Posted by Dianne in the Desert on Jan 12, 2014 at 7:09am

You are absolutely right when you say “with the right kind of help”.  I am currently searching for it.  I heard University programs are not the way to go so I don’t think my husband and I are going to pursue couples therapy with the program he’s with.  He is currently getting individual counseling with them.  Where would I go to search for counselors familiar with adult ADHD?  I live in the so cal area and am having a tough time finding one.  The CHADD website lists few and my resources are limited.  Any suggestions?

Posted by Marisol on Jan 13, 2014 at 10:59pm

Actually, you may qualify for “low cost” help from the local or community mental health centers.  Contact them to see what their requirements are.

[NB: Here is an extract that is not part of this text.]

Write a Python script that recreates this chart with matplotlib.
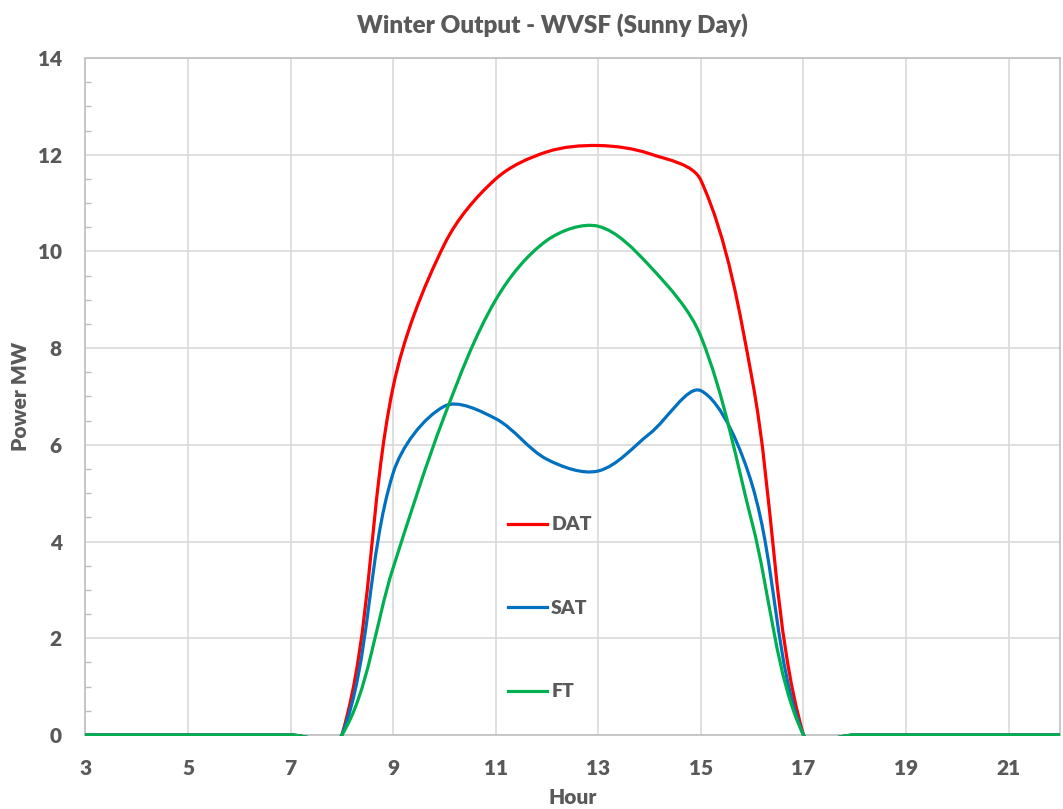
import numpy as np
import matplotlib
matplotlib.use("Agg")
import matplotlib.pyplot as plt
from matplotlib.path import Path
from matplotlib.patches import PathPatch, Rectangle
from matplotlib.lines import Line2D
from matplotlib.ticker import MultipleLocator

plt.rcParams['font.family'] = ['Lato', 'DejaVu Sans']
plt.rcParams['font.weight'] = 'heavy'

# hourly output, MW
hours = [3, 4, 5, 6, 7, 8, 9, 10, 11, 12, 13, 14, 15, 16, 17, 18, 19, 20, 21, 22]
dat = [0, 0, 0, 0, 0, 0, 7.2, 10.15, 11.5, 12.06, 12.19, 12.02, 11.47, 7.35, 0, 0, 0, 0, 0, 0]
sat = [0, 0, 0, 0, 0, 0, 5.42, 6.8, 6.54, 5.7, 5.46, 6.23, 7.12, 5.17, 0, 0, 0, 0, 0, 0]
ft = [0, 0, 0, 0, 0, 0, 3.46, 6.6, 9.0, 10.23, 10.52, 9.7, 8.24, 4.38, 0, 0, 0, 0, 0, 0]

series_names = ['DAT', 'SAT', 'FT']
series_colors = ['#FF0000', '#0070C0', '#00B050']
x_ticks = [3, 5, 7, 9, 11, 13, 15, 17, 19, 21]

TXT = '#595959'
GRID = '#D9D9D9'
AXC = '#BFBFBF'
W = 'heavy'


def smooth_path(ax, xs, ys):
    # Excel style smoothed line: cubic bezier whose handles are scaled by
    # the on-screen length of the neighbouring segments
    pts = np.column_stack([xs, ys]).astype(float)
    scr = ax.transData.transform(pts)
    n = len(pts)
    verts = [pts[0]]
    codes = [Path.MOVETO]
    for i in range(n - 1):
        i0 = max(i - 1, 0)
        i3 = min(i + 2, n - 1)
        d01 = np.hypot(*(scr[i] - scr[i0]))
        d12 = np.hypot(*(scr[i + 1] - scr[i]))
        d23 = np.hypot(*(scr[i3] - scr[i + 1]))
        w1 = d12 / (d01 + d12) if d01 + d12 > 0 else 0.5
        w2 = d12 / (d12 + d23) if d12 + d23 > 0 else 0.5
        c1 = pts[i] + (pts[i + 1] - pts[i0]) * w1 / 3
        c2 = pts[i + 1] - (pts[i3] - pts[i]) * w2 / 3
        verts += [c1, c2, pts[i + 1]]
        codes += [Path.CURVE4] * 3
    return Path(verts, codes)


fig = plt.figure(figsize=(10.63, 8.09), dpi=100)
ax = fig.add_axes([0.0804, 0.0915, 0.9167, 0.8368])

xmin, xmax, ymin, ymax = 3, 22, 0, 14
ax.set_xlim(xmin, xmax)
ax.set_ylim(ymin, ymax)

clip = Rectangle((xmin, ymin - 0.03), xmax - xmin, ymax - ymin + 0.03,
                 transform=ax.transData, fill=False, visible=False)
ax.add_patch(clip)

handles = []
for vals, name, col in zip([dat, sat, ft], series_names, series_colors):
    p = PathPatch(smooth_path(ax, hours, vals), fill=False, edgecolor=col, lw=2.3,
                  zorder=3, capstyle='round', joinstyle='round')
    ax.add_patch(p)
    p.set_clip_path(clip)
    handles.append(Line2D([], [], color=col, lw=2.3))

ax.set_xticks(x_ticks)
ax.yaxis.set_major_locator(MultipleLocator(2))
ax.yaxis.set_minor_locator(MultipleLocator(0.5))
ax.grid(True, which='major', color=GRID, lw=1.2)
ax.set_axisbelow(True)

for s in ax.spines.values():
    s.set_color(AXC)
    s.set_linewidth(1.2)

ax.tick_params(axis='x', which='major', length=0, pad=17, labelsize=15, labelcolor=TXT)
ax.tick_params(axis='y', which='major', length=0, pad=17, labelsize=15, labelcolor=TXT)
ax.tick_params(axis='y', which='minor', direction='in', length=4, width=1.0, color=AXC)
for lab in ax.get_xticklabels() + ax.get_yticklabels():
    lab.set_fontweight(W)

ax.set_xlabel('Hour', fontsize=15, color=TXT, fontweight=W)
ax.set_ylabel('Power MW', fontsize=15, color=TXT, fontweight=W)
ax.xaxis.set_label_coords(0.5, -0.093)
ax.xaxis.label.set_va('center')
ax.yaxis.set_label_coords(-0.067, 0.5)
ax.yaxis.label.set_va('center')

fig.text(552 / 1063, 1 - 25 / 809, 'Winter Output - WVSF (Sunny Day)', ha='center', va='center',
         fontsize=17.5, fontweight=W, color=TXT)

leg = ax.legend(handles, series_names, loc='upper left', bbox_to_anchor=(0.434, 0.323),
                frameon=False, labelspacing=3.42, handlelength=2.0,
                handletextpad=0.2, borderpad=0, borderaxespad=0, labelcolor=TXT,
                prop={'weight': W, 'size': 14})

fig.savefig('out.png', dpi=100)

“University based” often means that you are working with student counselors.  If the student is at “Masters” level or above, that would be okay.  If not, then I would look elsewhere.

If you are both interested in keeping the marriage together, then look for an experienced counselor.  I do not know which county you are living in or I could do some searching for you.  I am in San Bernardino County.  I used to live in Orange County.

You can message me through this site if you feel that I can be of help in your search.

Posted by Dianne in the Desert on Jan 14, 2014 at 5:01am

Aw, Marisol.  You don’t deserve the verbal abuse, or any of this.  It sounds like, even you have a serious disease and need love and care, he makes sure to keep everyones’ attention on him—am I right?  How much do you still love him?  It sounds like a terrible situation.